Spring is here!  I know, I know– it was official a while back.  But, it’s really official now because ramps have arrived! I look forward to ramp season every year– so much so that my husband eventually ridicules how often I mention “ramps.”  Unfortunately, they’re not available for long, which forces me to fit as many ramp recipes as I can into a brief amount of time.

For the uninitiated, a ramp is actually a wild leek.  Their flavor most closely resembles a cross between a green onion and garlic.  While this makes them versatile, I really love allowing their unique flavor to take center stage.  This pesto does just that.  The wonderful garlic notes from the ramps blend well with the parsley and parmesan without overpowering them.  And ramps and eggs are a heavenly match, whether scrambled (with chopped ramps) or poached, as in this version of Eggs Benedict.

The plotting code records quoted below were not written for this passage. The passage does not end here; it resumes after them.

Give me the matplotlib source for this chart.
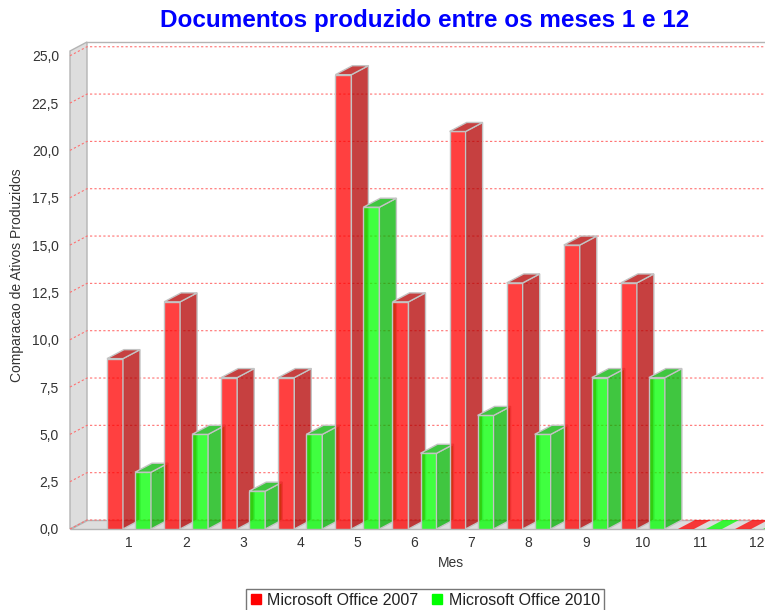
import matplotlib
matplotlib.use('Agg')
import matplotlib.pyplot as plt
from matplotlib.patches import Polygon
from matplotlib.lines import Line2D

plt.rcParams['font.family'] = ['Liberation Sans', 'DejaVu Sans']

# ---- data ----
months = ['1', '2', '3', '4', '5', '6', '7', '8', '9', '10', '11', '12']
office2007 = [9, 12, 8, 8, 24, 12, 21, 13, 15, 13, 0, 0]
office2010 = [3, 5, 2, 5, 17, 4, 6, 5, 8, 8, 0, 0]
series_names = ['Microsoft Office 2007', 'Microsoft Office 2010']
yticks = [0, 2.5, 5, 7.5, 10, 12.5, 15, 17.5, 20, 22.5, 25]
title = 'Documentos produzido entre os meses 1 e 12'
ylabel = 'Comparacao de Ativos Produzidos'
xlabel = 'Mes'

# ---- layout ----
W, H = 765, 610
fig = plt.figure(figsize=(W / 100, H / 100), dpi=100)
ax = fig.add_axes([70 / W, 1 - 529 / H, 695 / W, 487 / H])
ax.set_facecolor('none')

PX_CAT = 57.1      # pixels per category
PX_VAL = 18.93     # pixels per value unit
xl = (70 - 129) / PX_CAT
xr = (765 - 129) / PX_CAT
ytop = 487 / PX_VAL
DX = 17 / PX_CAT
DY = 9 / PX_VAL
ax.set_xlim(xl, xr)
ax.set_ylim(0, ytop)

wall_c = '#dddddd'
wall_e = '#b4b4b4'
# left wall
ax.add_patch(Polygon([(xl, 0), (xl + DX, DY), (xl + DX, ytop), (xl, ytop - DY)],
                     closed=True, facecolor=wall_c, edgecolor=wall_e, lw=1, zorder=1, clip_on=False))
# floor
ax.add_patch(Polygon([(xl, 0), (xr + 1, 0), (xr + 1, DY), (xl + DX, DY)],
                     closed=True, facecolor=wall_c, edgecolor=wall_e, lw=1, zorder=1, clip_on=False))
# back wall top outline
ax.plot([xl + DX, xr], [ytop, ytop], color=wall_e, lw=1, zorder=1, clip_on=False)

# gridlines
for v in yticks:
    ax.plot([xl, xl + DX, xr], [v, v + DY, v + DY], color='#ff7070',
            ls=(0, (2, 2)), lw=0.8, zorder=2, clip_on=False)

# bars
red_front = (1, 0, 0, 0.75)
red_side = (0.7, 0, 0, 0.75)
green_front = (0, 1, 0, 0.75)
green_side = (0, 0.7, 0, 0.75)
edge = '#c4c4c4'
w = 16 / PX_CAT
offsets = [-22 / PX_CAT, 6 / PX_CAT]
z = 3
for i in range(len(months)):
    for vals, off, fc, sc in ((office2007, offsets[0], red_front, red_side),
                              (office2010, offsets[1], green_front, green_side)):
        v = vals[i]
        x0 = i + off
        front = [(x0, 0), (x0 + w, 0), (x0 + w, v), (x0, v)]
        side = [(x0 + w, 0), (x0 + w + DX, DY), (x0 + w + DX, v + DY), (x0 + w, v)]
        top = [(x0, v), (x0 + w, v), (x0 + w + DX, v + DY), (x0 + DX, v + DY)]
        if v > 0:
            ax.add_patch(Polygon(front, closed=True, facecolor=fc, edgecolor=edge, lw=1, zorder=z))
            ax.add_patch(Polygon(side, closed=True, facecolor=sc, edgecolor=edge, lw=1, zorder=z))
            ax.add_patch(Polygon(top, closed=True, facecolor=sc, edgecolor=edge, lw=1, zorder=z))
        else:
            ax.add_patch(Polygon(top, closed=True, facecolor=fc, edgecolor='none', lw=0, zorder=z))
        z += 1

# ticks
for s in ax.spines.values():
    s.set_visible(False)
ax.set_yticks(yticks)
ax.set_yticklabels([('%.1f' % t).replace('.', ',') for t in yticks])
ax.set_xticks(range(len(months)))
ax.set_xticklabels(months)
ax.tick_params(axis='y', length=0, pad=8, labelsize=10, labelcolor='#333333')
ax.tick_params(axis='x', length=0, pad=5, labelsize=10, labelcolor='#333333')

fig.text(17 / W, 1 - 275 / H, ylabel, rotation=90, ha='center', va='center',
         fontsize=10, color='#333333')
fig.text(451 / W, 1 - 563 / H, xlabel, ha='center', va='center', fontsize=10, color='#333333')
fig.text(425 / W, 1 - 20 / H, title, ha='center', va='center', fontsize=17.5,
         fontweight='bold', color='#0000ff')

handles = [Line2D([], [], marker='s', ls='', color='#ff0000', markersize=7.5),
           Line2D([], [], marker='s', ls='', color='#00ff00', markersize=7.5)]
leg = fig.legend(handles, series_names, loc='upper center', bbox_to_anchor=(425 / W, 1 - 589 / H),
                 ncol=2, frameon=True, fancybox=False, edgecolor='#555555', fontsize=11.5,
                 handlelength=0.7, handletextpad=0.4, columnspacing=0.8, borderpad=0.25,
                 borderaxespad=0)
leg.get_frame().set_linewidth(1)
for t in leg.get_texts():
    t.set_color('#222222')

fig.savefig('out.png', dpi=100)
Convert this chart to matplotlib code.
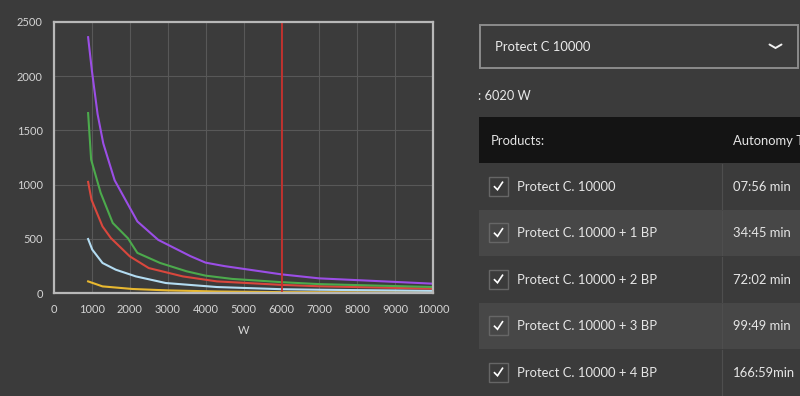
import matplotlib
matplotlib.use("Agg")
import matplotlib.pyplot as plt
from matplotlib.patches import Rectangle
from matplotlib.lines import Line2D

# ---- data ----
purple_w = [900, 1000, 1150, 1300, 1600, 2200, 2750, 3600, 4000, 4500, 6000, 7000, 10000]
purple_v = [2360, 2050, 1650, 1380, 1040, 660, 490, 340, 280, 248, 172, 135, 86]
green_w = [900, 980, 1230, 1550, 1950, 2200, 2800, 3500, 4000, 4700, 6000, 7000, 10000]
green_v = [1660, 1230, 925, 646, 505, 370, 277, 200, 160, 130, 100, 82, 55]
red_w = [900, 990, 1280, 1500, 2000, 2500, 3400, 4300, 6000, 7000, 10000]
red_v = [1025, 860, 614, 507, 338, 230, 153, 107, 75, 62, 40]
blue_w = [900, 1010, 1280, 1630, 2160, 2950, 4300, 6000, 7000, 10000]
blue_v = [498, 400, 277, 215, 153, 92, 55, 35, 30, 20]
yellow_w = [900, 1280, 2070, 3000, 4300, 6000, 10000]
yellow_v = [107, 61, 37, 24, 14, 8, 4]
selected_w = 6020

x_ticks = list(range(0, 10001, 1000))
y_ticks = list(range(0, 2501, 500))

dropdown_label = "Protect C 10000"
power_label = ": 6020 W"
header_labels = ["Products:", "Autonomy T"]
products = ["Protect C. 10000", "Protect C. 10000 + 1 BP", "Protect C. 10000 + 2 BP",
            "Protect C. 10000 + 3 BP", "Protect C. 10000 + 4 BP"]
autonomy = ["07:56 min", "34:45 min", "72:02 min", "99:49 min", "166:59min"]

BG = "#3b3b3b"
FONT = ["Lato", "DejaVu Sans"]
plt.rcParams['font.family'] = FONT

W, H = 800, 396
fig = plt.figure(figsize=(W / 100, H / 100), dpi=100, facecolor=BG)

# ---- UI overlay (pixel coordinates) ----
ui = fig.add_axes([0, 0, 1, 1], zorder=0)
ui.set_xlim(0, W)
ui.set_ylim(H, 0)
ui.axis("off")
ui.set_facecolor("none")

TS = 9.4
# dropdown
ui.add_patch(Rectangle((479.5, 24.5), 318, 43, facecolor=BG, edgecolor="#8c8c8c", lw=1.4))
ui.text(495, 47, dropdown_label, color="#ececec", fontsize=TS, va="center", ha="left")
ui.add_line(Line2D([769.5, 775.5, 781.5], [44.5, 48, 44.5], color="#f0f0f0", lw=1.4,
                   solid_capstyle="round", solid_joinstyle="miter"))
ui.text(478, 96, power_label, color="#e8e8e8", fontsize=9.2, va="center", ha="left")

# header
ui.add_patch(Rectangle((479, 117), 330, 46, facecolor="#141414", edgecolor="none"))
ui.text(491, 141, header_labels[0], color="#e4e4e4", fontsize=TS, va="center", ha="left")
ui.text(733, 141, header_labels[1], color="#e4e4e4", fontsize=TS, va="center", ha="left")

row_top = 163
row_h = 46.5
for i, (p, a) in enumerate(zip(products, autonomy)):
    y0 = row_top + i * row_h
    col = "#474747" if i % 2 == 1 else BG
    ui.add_patch(Rectangle((479, y0), 330, row_h, facecolor=col, edgecolor="none"))
    ui.add_line(Line2D([721.5, 721.5], [y0 + 1, y0 + row_h - 1], color="#4e4e4e", lw=0.8))
    cy = y0 + row_h / 2
    ui.add_patch(Rectangle((488.5, cy - 9.5), 19, 19, facecolor="none", edgecolor="#666666", lw=1.0))
    ui.add_line(Line2D([494.5, 497.5, 502.5], [cy + 0.5, cy + 3.5, cy - 4], color="#ffffff", lw=1.2,
                       solid_joinstyle="miter"))
    ui.text(517, cy + 0.5, p, color="#e6e6e6", fontsize=TS, va="center", ha="left")
    ui.text(733, cy + 0.5, a, color="#e6e6e6", fontsize=TS, va="center", ha="left")

# ---- chart ----
ax = fig.add_axes([54 / W, (H - 293) / H, (433 - 54) / W, (293 - 22) / H], zorder=2)
ax.set_facecolor(BG)
ax.set_xlim(0, 10000)
ax.set_ylim(0, 2500)
ax.set_xticks(x_ticks)
ax.set_yticks(y_ticks)
ax.grid(True, color="#585858", lw=0.8)
ax.set_axisbelow(True)
ax.tick_params(length=0, colors="#d4d4d4", labelsize=8, pad=8)
for s in ax.spines.values():
    s.set_color("#b8b8b8")
    s.set_linewidth(1.6)
ax.set_xlabel("W", color="#d8d8d8", fontsize=8, labelpad=7)

lw = 1.5
ax.plot(yellow_w, yellow_v, color="#e8b830", lw=lw, clip_on=False)
ax.plot(blue_w, blue_v, color="#b3dcf2", lw=lw)
ax.plot(red_w, red_v, color="#d9473d", lw=lw)
ax.plot(green_w, green_v, color="#4caa4c", lw=lw)
ax.plot(purple_w, purple_v, color="#9b4ee6", lw=lw)
ax.axvline(selected_w, color="#c8302c", lw=1.3)

fig.savefig("out.png", dpi=100, facecolor=BG)
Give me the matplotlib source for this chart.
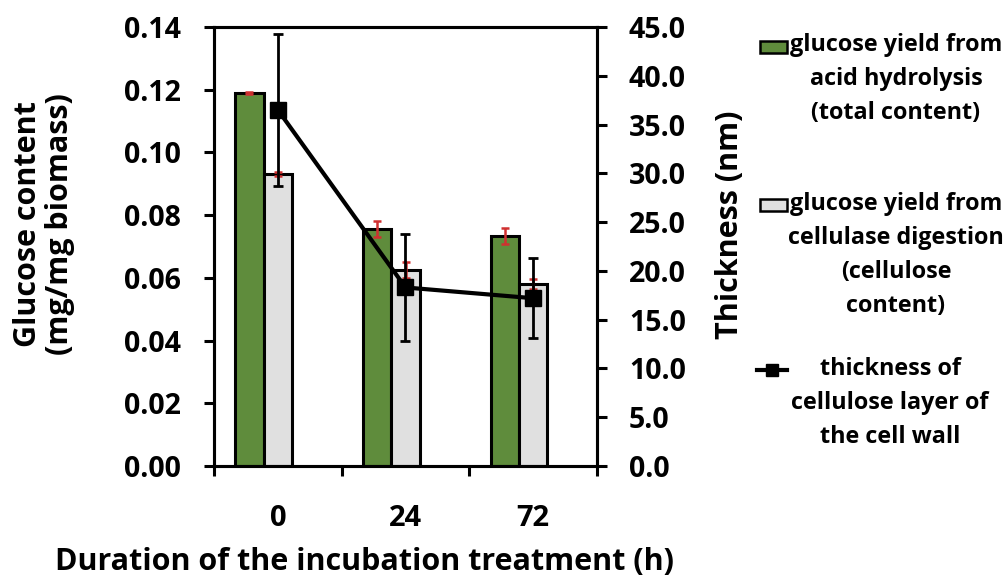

There are many ways to get the most out of this pesto.  It’s a fantastic sauce for pasta with a sprinkle of parmesan, add it as a topping to a rich risotto, or spread some on a toasted baguette with roasted tomatoes.  As the ramp season is so short, you can make extra pesto and freeze it– it keeps well.  Then, when tomatoes peak later this summer, you can bring some out and really get the best of this combination.  I can’t wait!

The Recipe:  Ramp Pesto

1/2 cup toasted walnuts pieces

1 cup Italian parsley (packed, then loosely chopped)

1 bunch ramps, (white and red parts only), chopped

1/4 cup grated Parmesan or Grana Padano cheese

1/2 cup extra virgin olive oil

kosher salt and cracked black pepper, to taste

red pepper flakes, to taste

Begin by toasting the walnuts in a small frying pan for a couple of minutes until they become aromatic.  Stirring and being very careful not to burn them.   They don’t need to be fully toasted, just enough to bring out their nutty flavor.  Remove from pan, and set aside.

Next, in a small food processor, combine the ramps, parsley, walnuts, parmesan, red pepper flakes, and a sprinkle of salt and cracked black pepper.  Pulse the mixture for a few seconds until it is somewhat mixed.  Turn the food processor on and slowly stream the olive oil through the liquid hole on top of the lid.  When the pesto looks homogeneous, after a minute or two, turn off the machine and  adjust seasonings, if necessary.  The pesto will keep covered in the refrigerator for around 3 days.  Enjoy!

I hope you all have a wonderful week!  Thanks for stopping by!